> Task details:
All lines in which the word "with" occurs are to be extracted.

> The data:
____________________

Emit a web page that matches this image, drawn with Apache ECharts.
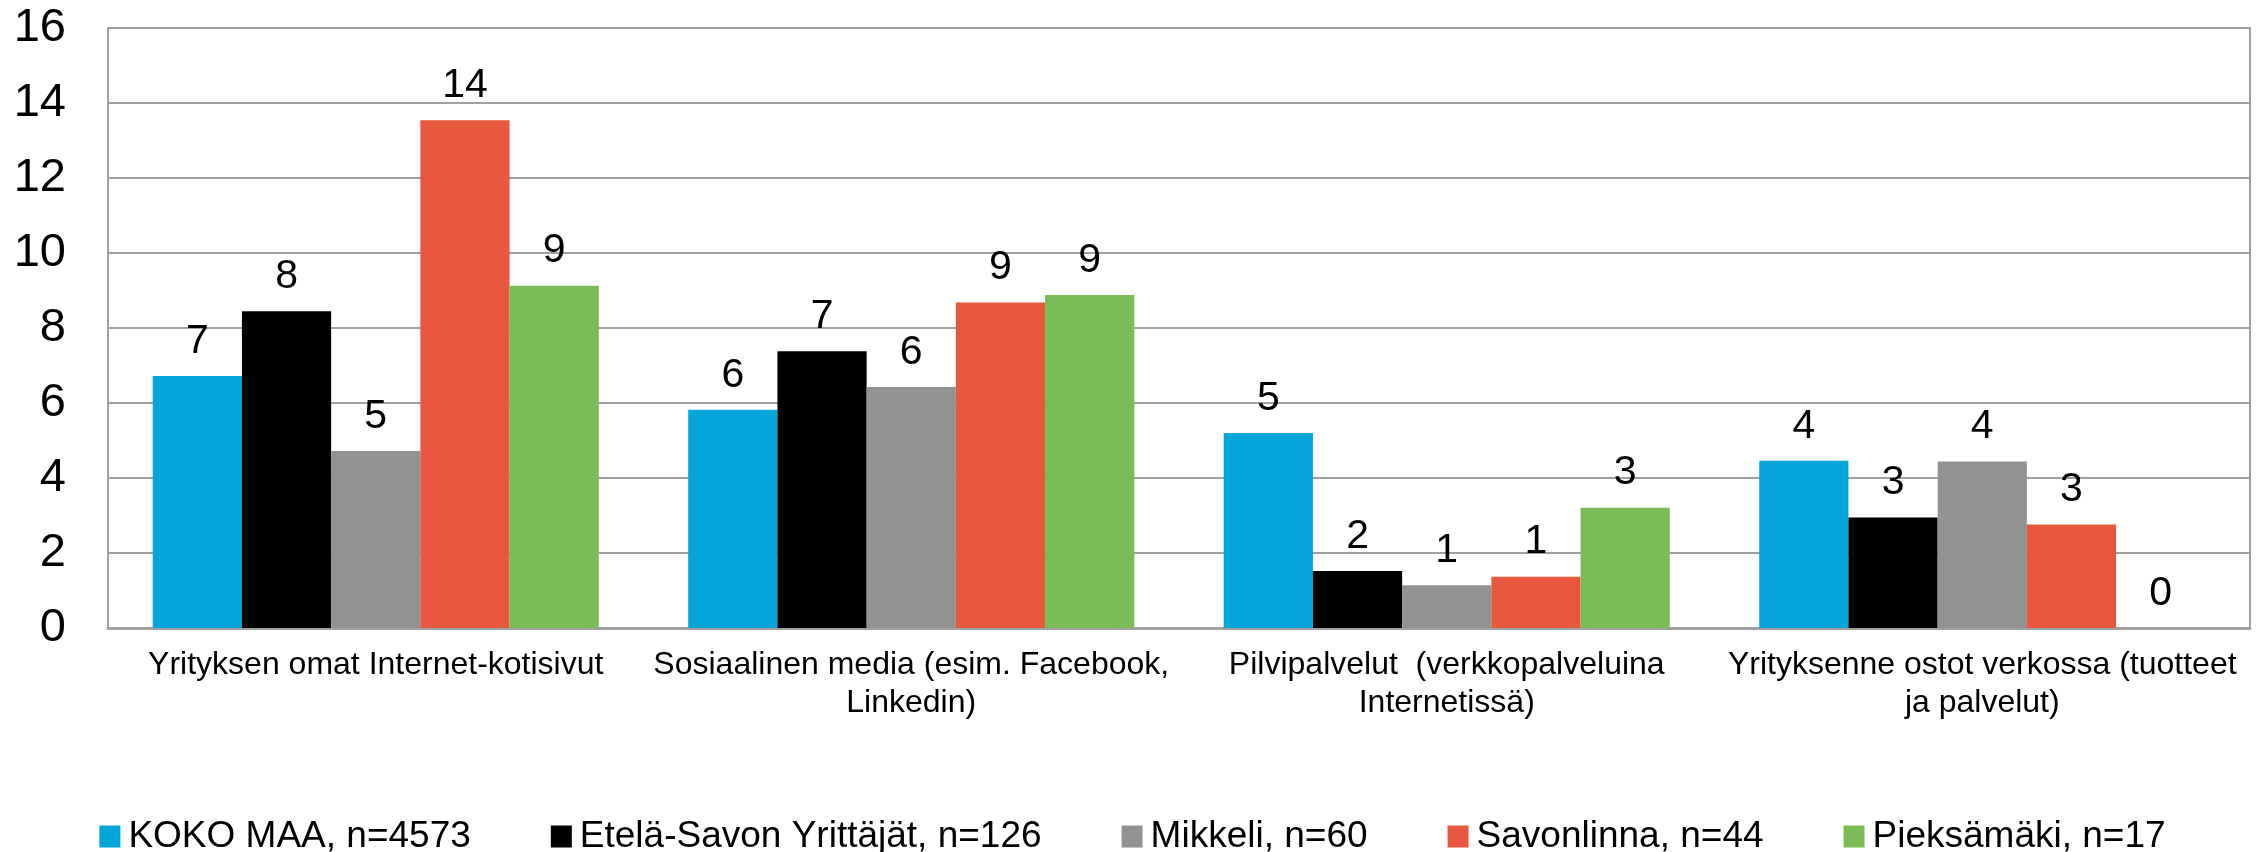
<!DOCTYPE html>
<html>
<head>
<meta charset="utf-8">
<title>Verkkopalvelut</title>
<script src="https://cdn.jsdelivr.net/npm/echarts@6/dist/echarts.min.js"></script>
<style>
  html, body { margin: 0; padding: 0; background: #fff; }
  #chart { width: 2265px; height: 852px; }
</style>
</head>
<body>
<div id="chart"></div>
<script>
// kategoriat (rivinvaihdot kuten kuvassa)
const categories = [
  'Yrityksen omat Internet-kotisivut',
  'Sosiaalinen media (esim. Facebook,\nLinkedin)',
  'Pilvipalvelut  (verkkopalveluina\nInternetissä)',
  'Yrityksenne ostot verkossa (tuotteet\nja palvelut)'
];

const seriesNames = [
  'KOKO MAA, n=4573',
  'Etelä-Savon Yrittäjät, n=126',
  'Mikkeli, n=60',
  'Savonlinna, n=44',
  'Pieksämäki, n=17'
];

// arvot luettu kuvasta
const kokoMaa = [6.72, 5.82, 5.2, 4.46];
const etelaSavo = [8.45, 7.38, 1.52, 2.95];
const mikkeli = [4.72, 6.43, 1.14, 4.44];
const savonlinna = [13.54, 8.68, 1.37, 2.76];
const pieksamaki = [9.13, 8.88, 3.21, 0];

const yTicks = { min: 0, max: 16, interval: 2 };

const colors = ['#03A5DA', '#000000', '#929292', '#E8583F', '#79BC56'];
const values = [kokoMaa, etelaSavo, mikkeli, savonlinna, pieksamaki];

const font = '"Liberation Sans", Arial, sans-serif';
const gridColor = '#a0a0a0';

let chart = echarts.init(document.getElementById('chart'));

let option = {
  backgroundColor: '#fff',
  animation: false,
  color: colors,
  textStyle: { fontFamily: font, color: '#000' },
  grid: {
    left: 108,
    right: 15,
    top: 28,
    bottom: 224,
    show: true,
    borderColor: gridColor,
    borderWidth: 2
  },
  legend: {
    top: 813,
    left: 'center',
    itemGap: 80,
    itemWidth: 21,
    itemHeight: 22,
    icon: 'rect',
    textStyle: { fontSize: 37, color: '#000', fontFamily: font, padding: [0, 0, 0, 3] },
    data: seriesNames
  },
  xAxis: {
    type: 'category',
    data: categories,
    axisTick: { show: false },
    axisLine: { lineStyle: { color: gridColor, width: 3 } },
    axisLabel: {
      interval: 0,
      margin: 18,
      fontSize: 32,
      lineHeight: 38,
      color: '#000',
      fontFamily: font
    }
  },
  yAxis: {
    type: 'value',
    min: yTicks.min,
    max: yTicks.max,
    interval: yTicks.interval,
    axisLine: { show: true, lineStyle: { color: gridColor, width: 2 } },
    axisTick: { show: false },
    splitLine: { lineStyle: { color: gridColor, width: 2 } },
    axisLabel: { fontSize: 47, margin: 42, color: '#000', fontFamily: font }
  },
  series: seriesNames.map((name, i) => ({
    name: name,
    type: 'bar',
    data: values[i],
    barGap: 0,
    barCategoryGap: '16.7%',
    label: {
      show: true,
      position: 'top',
      distance: 14,
      fontSize: 41,
      color: '#000',
      fontFamily: font,
      formatter: (p) => Math.round(p.value)
    }
  }))
};

chart.setOption(option);
</script>
</body>
</html>
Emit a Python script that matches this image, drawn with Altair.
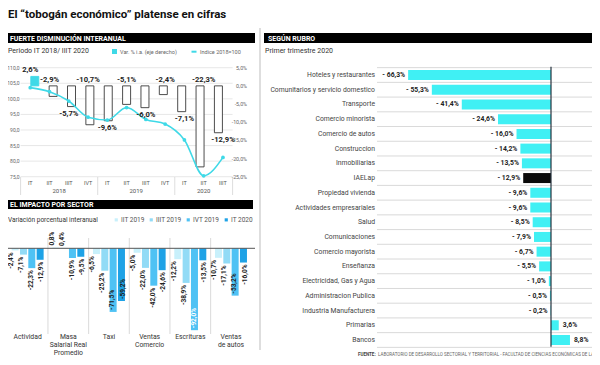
import altair as alt
import pandas as pd

FONT = "Roboto"

# ---------------- texts ----------------
title_text = "El “tobogán económico” platense en cifras"
head_left_1 = "FUERTE DISMINUCIÓN INTERANUAL"
sub_left_1 = "Periodo IT 2018/ IIIT 2020"
legend_1 = ["Var. % i.a. (eje derecho)", "Indice 2018=100"]
head_left_2 = "EL IMPACTO POR SECTOR"
sub_left_2 = "Variación porcentual interanual"
head_right = "SEGÚN RUBRO"
sub_right = "Primer trimestre 2020"
source_bold = "FUENTE:"
source_text = "LABORATORIO DE DESARROLLO SECTORIAL Y TERRITORIAL - FACULTAD DE CIENCIAS ECONÓMICAS DE LA UNLP"

# ---------------- chart 1 data ----------------
quarters = ["IT", "IIT", "IIIT", "IVT", "IT", "IIT", "IIIT", "IVT", "IT", "IIT", "IIIT"]
years = ["2018", "2018", "2018", "2018", "2019", "2019", "2019", "2019", "2020", "2020", "2020"]
var_ia = [2.6, -2.9, -5.7, -10.7, -9.6, -5.1, -6.0, -2.4, -7.1, -22.3, -12.9]
indice = [103.6, 102.3, 99.3, 94.1, 93.2, 97.2, 93.4, 91.9, 86.8, 75.3, 81.2]
label_side = ["top", "top", "bottom", "top", "bottom", "top", "bottom", "top", "bottom", "top", "bottom"]
idx_ticks = [75, 80, 85, 90, 95, 100, 105, 110]
pct_ticks = [-25, -20, -15, -10, -5, 0, 5]

# ---------------- chart 2 data ----------------
sectors = ["Actividad", "Masa\nSalarial Real\nPromedio", "Taxi", "Ventas\nComercio", "Escrituras", "Ventas\nde autos"]
series = ["IIT 2019", "IIIT 2019", "IVT 2019", "IT 2020"]
s_iit19 = [-2.4, 0.8, -6.5, -5.0, -12.2, -10.7]
s_iiit19 = [-7.1, 0.4, -25.2, -22.0, -38.9, -17.1]
s_ivt19 = [-22.3, -10.9, -71.5, -42.0, -92.0, -53.2]
s_it20 = [-12.9, -9.5, -59.2, -24.6, -13.5, -16.0]
series_colors = ["#c8f0fb", "#92dbf6", "#4fc2f4", "#1ea2e6"]

# ---------------- chart 3 data ----------------
rubros = ["Hoteles y restaurantes", "Comunitarios y servicio domestico", "Transporte",
          "Comercio minorista", "Comercio de autos", "Construccion", "Inmobiliarias", "IAELap",
          "Propiedad vivienda", "Actividades empresariales", "Salud", "Comunicaciones",
          "Comercio mayorista", "Enseñanza", "Electricidad, Gas y Agua", "Administracion Publica",
          "Industria Manufacturera", "Primarias", "Bancos"]
rubro_vals = [-66.3, -55.3, -41.4, -24.6, -16.0, -14.2, -13.5, -12.9, -9.6, -9.6, -8.5, -7.9,
              -6.7, -5.5, -1.0, -0.5, -0.2, 3.6, 8.8]

CY_LINE = "#3fd9e7"
CY_BAR = "#40f0f4"
TXT = "#333333"


def fmt(v, dec=1):
    return f"{v:.{dec}f}".replace(".", ",")


one = alt.Data(values=[{}])


def label(txt, x, y, size, color=TXT, weight="normal", align="left", baseline="middle"):
    return alt.Chart(one).mark_text(text=txt, font=FONT, fontSize=size, color=color,
                                    fontWeight=weight, align=align, baseline=baseline
                                    ).encode(x=alt.value(x), y=alt.value(y))


def box(x1, x2, y1, y2, color):
    return alt.Chart(one).mark_rect(color=color).encode(
        x=alt.value(x1), x2=alt.value(x2), y=alt.value(y1), y2=alt.value(y2))


def line(x1, x2, y1, y2, color, w=1.0):
    return alt.Chart(one).mark_rule(color=color, strokeWidth=w).encode(
        x=alt.value(x1), x2=alt.value(x2), y=alt.value(y1), y2=alt.value(y2))


layers = []

# ---------------- static layout ----------------
layers += [
    label(title_text, 0, 7, 11.5, color="#111", weight="bold"),
    box(0, 247, 25, 35, "#000"),
    label(head_left_1, 2, 30.5, 7, color="white", weight="bold"),
    box(256, 584, 25, 35, "#000"),
    label(head_right, 260, 30.5, 7, color="white", weight="bold"),
    label(sub_left_1, 0, 42.5, 7),
    label(sub_right, 257, 42.5, 7),
    box(104, 109, 41, 46, CY_LINE),
    label(legend_1[0], 112, 43.7, 5.5, color="#666"),
    line(183.5, 188.5, 43.7, 43.7, CY_LINE, 2),
    label(legend_1[1], 192, 43.7, 5.5, color="#666"),
    box(0, 245, 192, 201, "#000"),
    label(head_left_2, 2, 196.7, 7, color="white", weight="bold"),
    label(sub_left_2, 0, 212, 6.5),
    line(252, 252, 20, 342, "#bdbdbd", 1),
    label(source_bold, 350, 346.5, 4.5, color="#444", weight="bold"),
    label(source_text, 370, 346.5, 4.5, color="#666"),
]

# ---------------- chart 1 ----------------
xs1 = alt.Scale(domain=[-0.5, len(quarters) - 0.5], range=[12.6, 224.6], nice=False, zero=False)
ys_pct = alt.Scale(domain=[-25, 5], range=[168.7, 59.7], nice=False, zero=False)
ys_idx = alt.Scale(domain=[75, 110], range=[168.7, 59.7], nice=False, zero=False)

df1 = pd.DataFrame({"i": list(range(len(quarters))), "q": quarters, "year": years,
                    "v": var_ia, "idx": indice, "side": label_side})
df1["lab"] = [fmt(v) + "%" for v in var_ia]
df1["top"] = df1["v"].clip(lower=0)
base1 = alt.Chart(df1)
X1 = alt.X("i:Q", scale=xs1, axis=None)

gdf = pd.DataFrame({"t": idx_ticks, "lab": [fmt(t) for t in idx_ticks]})
layers.append(alt.Chart(gdf).mark_rule(color="#dcdcdc", strokeWidth=0.7).encode(
    y=alt.Y("t:Q", scale=ys_idx, axis=None), x=alt.value(12.6), x2=alt.value(224.6)))
layers.append(alt.Chart(gdf).mark_text(font=FONT, fontSize=5, color="#666", align="right",
                                       baseline="middle").encode(
    y=alt.Y("t:Q", scale=ys_idx, axis=None), x=alt.value(11.5), text="lab:N"))
rdf = pd.DataFrame({"t": pct_ticks, "lab": [fmt(t) + "%" for t in pct_ticks]})
layers.append(alt.Chart(rdf).mark_text(font=FONT, fontSize=5.3, color="#666", align="right",
                                       baseline="middle").encode(
    y=alt.Y("t:Q", scale=ys_pct, axis=None), x=alt.value(239), text="lab:N"))

layers.append(base1.mark_bar(width=8, strokeWidth=0.9).encode(
    x=X1, y=alt.Y("v:Q", scale=ys_pct, axis=None), y2=alt.datum(0),
    fill=alt.condition("datum.v > 0", alt.value(CY_LINE), alt.value("white")),
    stroke=alt.condition("datum.v > 0", alt.value(CY_LINE), alt.value("#3a3a3a"))))
layers.append(base1.mark_line(interpolate="monotone", color=CY_LINE, strokeWidth=1.6).encode(
    x=X1, y=alt.Y("idx:Q", scale=ys_idx, axis=None)))
layers.append(base1.mark_circle(size=14, color=CY_LINE, opacity=1).encode(
    x=X1, y=alt.Y("idx:Q", scale=ys_idx, axis=None)))
layers.append(base1.transform_filter("datum.side == 'top'").mark_text(
    font=FONT, fontSize=7.6, fontWeight="bold", color="#222", dy=-6, baseline="middle").encode(
    x=X1, y=alt.Y("top:Q", scale=ys_pct, axis=None), text="lab:N"))
layers.append(base1.transform_filter("datum.side == 'bottom'").mark_text(
    font=FONT, fontSize=7.6, fontWeight="bold", color="#222", dy=7, baseline="middle").encode(
    x=X1, y=alt.Y("v:Q", scale=ys_pct, axis=None), text="lab:N"))
layers.append(base1.mark_text(font=FONT, fontSize=5.5, color="#555", baseline="middle").encode(
    x=X1, y=alt.value(174.7), text="q:N"))
layers.append(base1.transform_aggregate(c="mean(i)", groupby=["year"]).mark_text(
    font=FONT, fontSize=6, color="#555", baseline="middle").encode(
    x=alt.X("c:Q", scale=xs1, axis=None), y=alt.value(183), text="year:N"))
layers.append(base1.transform_aggregate(lo="min(i)", groupby=["year"]).transform_calculate(
    b="datum.lo - 0.5").mark_rule(color="#cfcfcf", strokeWidth=0.7).encode(
    x=alt.X("b:Q", scale=xs1, axis=None), y=alt.value(169), y2=alt.value(187)))
layers.append(base1.transform_aggregate(hi="max(i)").transform_calculate(
    b="datum.hi + 0.5").mark_rule(color="#cfcfcf", strokeWidth=0.7).encode(
    x=alt.X("b:Q", scale=xs1, axis=None), y=alt.value(169), y2=alt.value(187)))

# ---------------- chart 2 ----------------
rows = []
for s, vals in zip(series, [s_iit19, s_iiit19, s_ivt19, s_it20]):
    for sec, v in zip(sectors, vals):
        rows.append({"sector": sec, "series": s, "v": v, "lab": fmt(v) + "%"})
df2 = pd.DataFrame(rows)
base2 = alt.Chart(df2)
xs2 = alt.Scale(domain=sectors, range=[-0.7, 243.3], paddingInner=0, paddingOuter=0)
xo2 = alt.Scale(domain=series, paddingInner=0.16, paddingOuter=0.52)
ys2 = alt.Scale(domain=[-100, 5], range=[329.3, 235.85], nice=False, zero=False)
X2 = alt.X("sector:N", scale=xs2, axis=None, sort=None)
XO2 = alt.XOffset("series:N", scale=xo2, sort=None)

layers.append(alt.Chart(pd.DataFrame({"sector": sectors[1:]})).mark_rule(
    color="#d0d0d0", strokeWidth=0.8).encode(
    x=alt.X("sector:N", scale=xs2, axis=None, bandPosition=0), y=alt.value(230), y2=alt.value(326)))
layers.append(base2.mark_bar().encode(
    x=X2, xOffset=XO2, y=alt.Y("v:Q", scale=ys2, axis=None), y2=alt.datum(0),
    color=alt.Color("series:N", scale=alt.Scale(domain=series, range=series_colors),
                    legend=alt.Legend(orient="none", legendX=105, legendY=208.5,
                                      direction="horizontal", title=None, symbolType="square",
                                      symbolSize=10, symbolStrokeWidth=0, labelFontSize=6.5,
                                      labelFont=FONT, labelColor="#555", columnPadding=3,
                                      labelOffset=1.5, padding=0))))
layers.append(alt.Chart(pd.DataFrame({"z": [0]})).mark_rule(color="#555", strokeWidth=1).encode(
    y=alt.Y("z:Q", scale=ys2, axis=None), x=alt.value(0), x2=alt.value(247)))
lab_common = dict(font=FONT, fontSize=6.5, fontWeight="bold", angle=270, baseline="middle", dy=-1.5)
layers.append(base2.transform_filter("datum.v < 0 && datum.v >= -45").mark_text(
    align="right", dx=-2, color="#222", **lab_common).encode(
    x=X2, xOffset=XO2, y=alt.Y("v:Q", scale=ys2, axis=None), text="lab:N"))
layers.append(base2.transform_filter("datum.v < -45").mark_text(
    align="left", dx=2, **lab_common).encode(
    x=X2, xOffset=XO2, y=alt.Y("v:Q", scale=ys2, axis=None), text="lab:N",
    color=alt.condition("datum.v < -80", alt.value("white"), alt.value("#222"))))
layers.append(base2.transform_filter("datum.v > 0").mark_text(
    align="left", dx=2, color="#222", **lab_common).encode(
    x=X2, xOffset=XO2, y=alt.Y("v:Q", scale=ys2, axis=None), text="lab:N"))
layers.append(alt.Chart(pd.DataFrame({"sector": sectors})).mark_text(
    font=FONT, fontSize=6.8, color=TXT, baseline="top", lineBreak="\n", lineHeight=8.2).encode(
    x=alt.X("sector:N", scale=xs2, axis=None), y=alt.value(325.5), text="sector:N"))

# ---------------- chart 3 ----------------
df3 = pd.DataFrame({"rubro": rubros, "v": rubro_vals})
df3["lab"] = [("- " + fmt(abs(v)) if v < 0 else fmt(v)) + "%" for v in rubro_vals]
base3 = alt.Chart(df3)
ys3 = alt.Scale(domain=rubros, range=[59.64, 339.36], paddingInner=0.32, paddingOuter=0.16)
xs3 = alt.Scale(domain=[-70, 20], range=[392.15, 586.1], nice=False, zero=False)
Y3 = alt.Y("rubro:N", scale=ys3, axis=None, sort=None)
X3 = alt.X("v:Q", scale=xs3, axis=None)

gl = pd.DataFrame({"g": [k - 0.5 for k in range(len(rubros) + 1)]})
layers.append(alt.Chart(gl).mark_rule(color="#cfcfcf", strokeWidth=0.8).encode(
    y=alt.Y("g:Q", scale=alt.Scale(domain=[-0.5, len(rubros) - 0.5], range=[59.64, 339.36],
                                   nice=False, zero=False), axis=None),
    x=alt.value(369), x2=alt.value(584)))
layers.append(base3.mark_bar().encode(
    y=Y3, x=X3, x2=alt.datum(0),
    color=alt.condition("datum.rubro == 'IAELap'", alt.value("#0a0a0a"), alt.value(CY_BAR))))
layers.append(alt.Chart(pd.DataFrame({"z": [0]})).mark_rule(color="#26333f", strokeWidth=1.2).encode(
    x=alt.X("z:Q", scale=xs3, axis=None), y=alt.value(58.7), y2=alt.value(338.7)))
layers.append(base3.mark_text(font=FONT, fontSize=6.8, color="#444", align="right",
                              baseline="middle").encode(
    y=Y3, x=alt.value(367), text="rubro:N"))
layers.append(base3.transform_filter("datum.v < 0").mark_text(
    font=FONT, fontSize=6.8, fontWeight="bold", color="#222", align="right", dx=-3,
    baseline="middle").encode(y=Y3, x=X3, text="lab:N"))
layers.append(base3.transform_filter("datum.v > 0").mark_text(
    font=FONT, fontSize=6.8, fontWeight="bold", color="#222", align="left", dx=4,
    baseline="middle").encode(y=Y3, x=X3, text="lab:N"))

chart = alt.layer(*layers).resolve_scale(
    x="independent", y="independent", xOffset="independent", color="independent"
).properties(
    width=584, height=349, padding=0, background="white",
    autosize=alt.AutoSizeParams(type="none")
).configure_view(stroke=None)

chart.save("out.html", embed_options={"renderer": "svg", "actions": False})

____________________

> Result of the exercise:
Emit a web page that matches this image, drawn with Apache ECharts.
Emit a Python script that matches this image, drawn with Altair.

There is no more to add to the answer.